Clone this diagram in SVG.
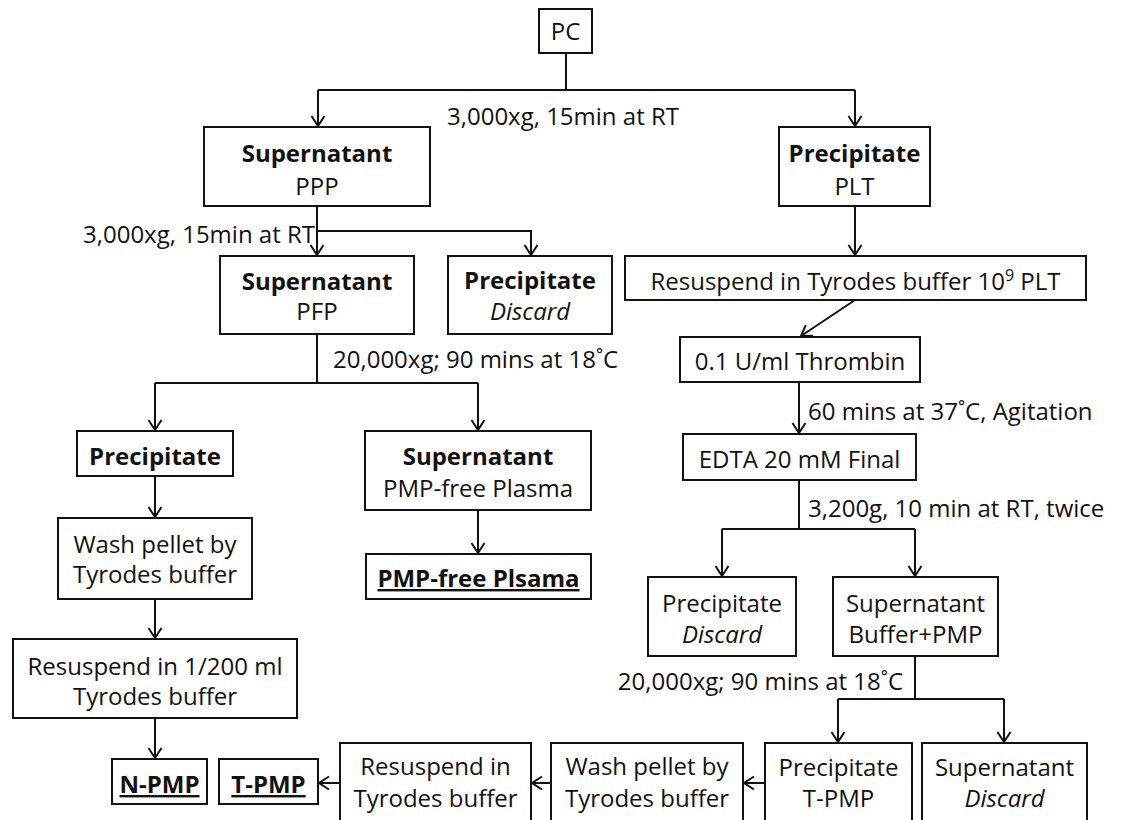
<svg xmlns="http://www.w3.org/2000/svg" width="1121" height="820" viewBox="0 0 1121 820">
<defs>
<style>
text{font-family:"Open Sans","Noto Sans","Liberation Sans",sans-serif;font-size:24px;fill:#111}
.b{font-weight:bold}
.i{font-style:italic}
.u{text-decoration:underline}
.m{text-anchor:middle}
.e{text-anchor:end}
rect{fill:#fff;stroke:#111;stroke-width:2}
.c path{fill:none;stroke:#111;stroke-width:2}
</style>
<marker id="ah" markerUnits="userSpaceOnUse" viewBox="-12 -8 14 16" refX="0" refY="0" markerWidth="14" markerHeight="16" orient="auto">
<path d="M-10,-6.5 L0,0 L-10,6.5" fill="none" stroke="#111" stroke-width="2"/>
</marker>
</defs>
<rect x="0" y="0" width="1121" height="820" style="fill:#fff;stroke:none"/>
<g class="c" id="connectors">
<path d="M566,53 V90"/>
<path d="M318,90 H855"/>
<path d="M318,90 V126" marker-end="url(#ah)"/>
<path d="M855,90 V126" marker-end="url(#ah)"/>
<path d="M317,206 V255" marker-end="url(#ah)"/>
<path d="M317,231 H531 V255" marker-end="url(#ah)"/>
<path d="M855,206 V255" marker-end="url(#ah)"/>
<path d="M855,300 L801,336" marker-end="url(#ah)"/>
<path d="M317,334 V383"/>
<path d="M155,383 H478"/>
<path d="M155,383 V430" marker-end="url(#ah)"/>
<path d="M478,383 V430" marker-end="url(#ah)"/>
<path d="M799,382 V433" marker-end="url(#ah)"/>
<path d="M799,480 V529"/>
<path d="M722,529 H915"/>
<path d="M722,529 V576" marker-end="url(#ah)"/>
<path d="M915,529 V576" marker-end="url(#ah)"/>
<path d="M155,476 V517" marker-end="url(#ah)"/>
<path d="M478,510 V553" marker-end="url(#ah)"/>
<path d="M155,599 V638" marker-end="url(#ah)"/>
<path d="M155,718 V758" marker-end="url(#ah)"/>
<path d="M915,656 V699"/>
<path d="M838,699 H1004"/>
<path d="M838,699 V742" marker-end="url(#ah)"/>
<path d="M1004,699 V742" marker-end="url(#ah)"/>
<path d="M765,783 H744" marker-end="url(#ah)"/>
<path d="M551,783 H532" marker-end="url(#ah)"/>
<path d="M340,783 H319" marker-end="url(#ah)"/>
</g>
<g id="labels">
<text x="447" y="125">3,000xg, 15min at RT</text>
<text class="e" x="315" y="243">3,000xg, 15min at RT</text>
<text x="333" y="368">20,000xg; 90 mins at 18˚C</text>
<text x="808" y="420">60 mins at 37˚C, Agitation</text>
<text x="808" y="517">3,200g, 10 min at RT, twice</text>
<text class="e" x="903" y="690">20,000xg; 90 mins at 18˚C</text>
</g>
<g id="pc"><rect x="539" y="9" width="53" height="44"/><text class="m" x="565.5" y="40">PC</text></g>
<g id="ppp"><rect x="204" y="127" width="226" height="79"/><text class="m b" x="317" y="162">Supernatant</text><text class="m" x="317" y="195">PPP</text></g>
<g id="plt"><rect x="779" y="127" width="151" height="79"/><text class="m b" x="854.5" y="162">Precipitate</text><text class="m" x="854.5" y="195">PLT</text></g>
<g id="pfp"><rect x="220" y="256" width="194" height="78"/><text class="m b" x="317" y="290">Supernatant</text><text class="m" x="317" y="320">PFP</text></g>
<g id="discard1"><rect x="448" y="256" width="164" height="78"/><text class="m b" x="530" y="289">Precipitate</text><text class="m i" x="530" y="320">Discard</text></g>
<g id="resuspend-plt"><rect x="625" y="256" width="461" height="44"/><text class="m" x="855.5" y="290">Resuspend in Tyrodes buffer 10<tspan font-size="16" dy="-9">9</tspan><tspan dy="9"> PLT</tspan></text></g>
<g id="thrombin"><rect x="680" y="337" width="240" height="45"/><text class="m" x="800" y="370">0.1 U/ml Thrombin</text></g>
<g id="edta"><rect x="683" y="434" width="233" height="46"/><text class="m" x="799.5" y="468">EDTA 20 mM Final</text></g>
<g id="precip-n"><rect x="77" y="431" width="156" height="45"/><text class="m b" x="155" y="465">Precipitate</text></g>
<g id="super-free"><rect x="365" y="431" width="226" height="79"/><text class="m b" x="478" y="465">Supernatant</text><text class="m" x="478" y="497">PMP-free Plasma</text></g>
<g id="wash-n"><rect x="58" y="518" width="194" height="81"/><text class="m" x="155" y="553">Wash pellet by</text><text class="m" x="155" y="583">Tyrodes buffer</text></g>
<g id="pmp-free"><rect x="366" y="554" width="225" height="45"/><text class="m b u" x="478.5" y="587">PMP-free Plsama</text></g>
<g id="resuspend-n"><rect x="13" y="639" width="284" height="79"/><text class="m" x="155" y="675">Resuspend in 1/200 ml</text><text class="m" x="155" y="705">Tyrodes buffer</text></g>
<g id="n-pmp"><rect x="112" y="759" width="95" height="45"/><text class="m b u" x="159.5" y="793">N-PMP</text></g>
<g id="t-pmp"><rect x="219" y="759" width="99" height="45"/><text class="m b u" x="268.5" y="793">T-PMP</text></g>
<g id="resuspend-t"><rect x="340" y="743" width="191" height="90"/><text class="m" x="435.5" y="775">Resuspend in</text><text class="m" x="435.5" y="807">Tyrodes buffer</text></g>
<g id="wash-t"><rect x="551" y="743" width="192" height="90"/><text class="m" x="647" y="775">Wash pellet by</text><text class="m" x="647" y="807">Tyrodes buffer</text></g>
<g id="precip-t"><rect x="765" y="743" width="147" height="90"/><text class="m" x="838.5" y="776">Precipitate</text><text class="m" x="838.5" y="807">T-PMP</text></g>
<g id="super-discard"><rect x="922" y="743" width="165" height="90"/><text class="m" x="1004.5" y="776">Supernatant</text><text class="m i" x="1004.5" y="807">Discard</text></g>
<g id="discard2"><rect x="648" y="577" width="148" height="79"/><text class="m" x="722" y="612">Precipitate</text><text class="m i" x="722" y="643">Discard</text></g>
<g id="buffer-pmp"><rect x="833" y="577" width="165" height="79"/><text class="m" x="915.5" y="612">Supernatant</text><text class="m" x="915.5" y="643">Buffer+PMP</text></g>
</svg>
+++++
* What is being asked *
Print the complete listing exactly, apart from any pictures.

* Answer to the exercise *
Clone this diagram in SVG.
<svg xmlns="http://www.w3.org/2000/svg" width="1121" height="820" viewBox="0 0 1121 820">
<defs>
<style>
text{font-family:"Open Sans","Noto Sans","Liberation Sans",sans-serif;font-size:24px;fill:#111}
.b{font-weight:bold}
.i{font-style:italic}
.u{text-decoration:underline}
.m{text-anchor:middle}
.e{text-anchor:end}
rect{fill:#fff;stroke:#111;stroke-width:2}
.c path{fill:none;stroke:#111;stroke-width:2}
</style>
<marker id="ah" markerUnits="userSpaceOnUse" viewBox="-12 -8 14 16" refX="0" refY="0" markerWidth="14" markerHeight="16" orient="auto">
<path d="M-10,-6.5 L0,0 L-10,6.5" fill="none" stroke="#111" stroke-width="2"/>
</marker>
</defs>
<rect x="0" y="0" width="1121" height="820" style="fill:#fff;stroke:none"/>
<g class="c" id="connectors">
<path d="M566,53 V90"/>
<path d="M318,90 H855"/>
<path d="M318,90 V126" marker-end="url(#ah)"/>
<path d="M855,90 V126" marker-end="url(#ah)"/>
<path d="M317,206 V255" marker-end="url(#ah)"/>
<path d="M317,231 H531 V255" marker-end="url(#ah)"/>
<path d="M855,206 V255" marker-end="url(#ah)"/>
<path d="M855,300 L801,336" marker-end="url(#ah)"/>
<path d="M317,334 V383"/>
<path d="M155,383 H478"/>
<path d="M155,383 V430" marker-end="url(#ah)"/>
<path d="M478,383 V430" marker-end="url(#ah)"/>
<path d="M799,382 V433" marker-end="url(#ah)"/>
<path d="M799,480 V529"/>
<path d="M722,529 H915"/>
<path d="M722,529 V576" marker-end="url(#ah)"/>
<path d="M915,529 V576" marker-end="url(#ah)"/>
<path d="M155,476 V517" marker-end="url(#ah)"/>
<path d="M478,510 V553" marker-end="url(#ah)"/>
<path d="M155,599 V638" marker-end="url(#ah)"/>
<path d="M155,718 V758" marker-end="url(#ah)"/>
<path d="M915,656 V699"/>
<path d="M838,699 H1004"/>
<path d="M838,699 V742" marker-end="url(#ah)"/>
<path d="M1004,699 V742" marker-end="url(#ah)"/>
<path d="M765,783 H744" marker-end="url(#ah)"/>
<path d="M551,783 H532" marker-end="url(#ah)"/>
<path d="M340,783 H319" marker-end="url(#ah)"/>
</g>
<g id="labels">
<text x="447" y="125">3,000xg, 15min at RT</text>
<text class="e" x="315" y="243">3,000xg, 15min at RT</text>
<text x="333" y="368">20,000xg; 90 mins at 18˚C</text>
<text x="808" y="420">60 mins at 37˚C, Agitation</text>
<text x="808" y="517">3,200g, 10 min at RT, twice</text>
<text class="e" x="903" y="690">20,000xg; 90 mins at 18˚C</text>
</g>
<g id="pc"><rect x="539" y="9" width="53" height="44"/><text class="m" x="565.5" y="40">PC</text></g>
<g id="ppp"><rect x="204" y="127" width="226" height="79"/><text class="m b" x="317" y="162">Supernatant</text><text class="m" x="317" y="195">PPP</text></g>
<g id="plt"><rect x="779" y="127" width="151" height="79"/><text class="m b" x="854.5" y="162">Precipitate</text><text class="m" x="854.5" y="195">PLT</text></g>
<g id="pfp"><rect x="220" y="256" width="194" height="78"/><text class="m b" x="317" y="290">Supernatant</text><text class="m" x="317" y="320">PFP</text></g>
<g id="discard1"><rect x="448" y="256" width="164" height="78"/><text class="m b" x="530" y="289">Precipitate</text><text class="m i" x="530" y="320">Discard</text></g>
<g id="resuspend-plt"><rect x="625" y="256" width="461" height="44"/><text class="m" x="855.5" y="290">Resuspend in Tyrodes buffer 10<tspan font-size="16" dy="-9">9</tspan><tspan dy="9"> PLT</tspan></text></g>
<g id="thrombin"><rect x="680" y="337" width="240" height="45"/><text class="m" x="800" y="370">0.1 U/ml Thrombin</text></g>
<g id="edta"><rect x="683" y="434" width="233" height="46"/><text class="m" x="799.5" y="468">EDTA 20 mM Final</text></g>
<g id="precip-n"><rect x="77" y="431" width="156" height="45"/><text class="m b" x="155" y="465">Precipitate</text></g>
<g id="super-free"><rect x="365" y="431" width="226" height="79"/><text class="m b" x="478" y="465">Supernatant</text><text class="m" x="478" y="497">PMP-free Plasma</text></g>
<g id="wash-n"><rect x="58" y="518" width="194" height="81"/><text class="m" x="155" y="553">Wash pellet by</text><text class="m" x="155" y="583">Tyrodes buffer</text></g>
<g id="pmp-free"><rect x="366" y="554" width="225" height="45"/><text class="m b u" x="478.5" y="587">PMP-free Plsama</text></g>
<g id="resuspend-n"><rect x="13" y="639" width="284" height="79"/><text class="m" x="155" y="675">Resuspend in 1/200 ml</text><text class="m" x="155" y="705">Tyrodes buffer</text></g>
<g id="n-pmp"><rect x="112" y="759" width="95" height="45"/><text class="m b u" x="159.5" y="793">N-PMP</text></g>
<g id="t-pmp"><rect x="219" y="759" width="99" height="45"/><text class="m b u" x="268.5" y="793">T-PMP</text></g>
<g id="resuspend-t"><rect x="340" y="743" width="191" height="90"/><text class="m" x="435.5" y="775">Resuspend in</text><text class="m" x="435.5" y="807">Tyrodes buffer</text></g>
<g id="wash-t"><rect x="551" y="743" width="192" height="90"/><text class="m" x="647" y="775">Wash pellet by</text><text class="m" x="647" y="807">Tyrodes buffer</text></g>
<g id="precip-t"><rect x="765" y="743" width="147" height="90"/><text class="m" x="838.5" y="776">Precipitate</text><text class="m" x="838.5" y="807">T-PMP</text></g>
<g id="super-discard"><rect x="922" y="743" width="165" height="90"/><text class="m" x="1004.5" y="776">Supernatant</text><text class="m i" x="1004.5" y="807">Discard</text></g>
<g id="discard2"><rect x="648" y="577" width="148" height="79"/><text class="m" x="722" y="612">Precipitate</text><text class="m i" x="722" y="643">Discard</text></g>
<g id="buffer-pmp"><rect x="833" y="577" width="165" height="79"/><text class="m" x="915.5" y="612">Supernatant</text><text class="m" x="915.5" y="643">Buffer+PMP</text></g>
</svg>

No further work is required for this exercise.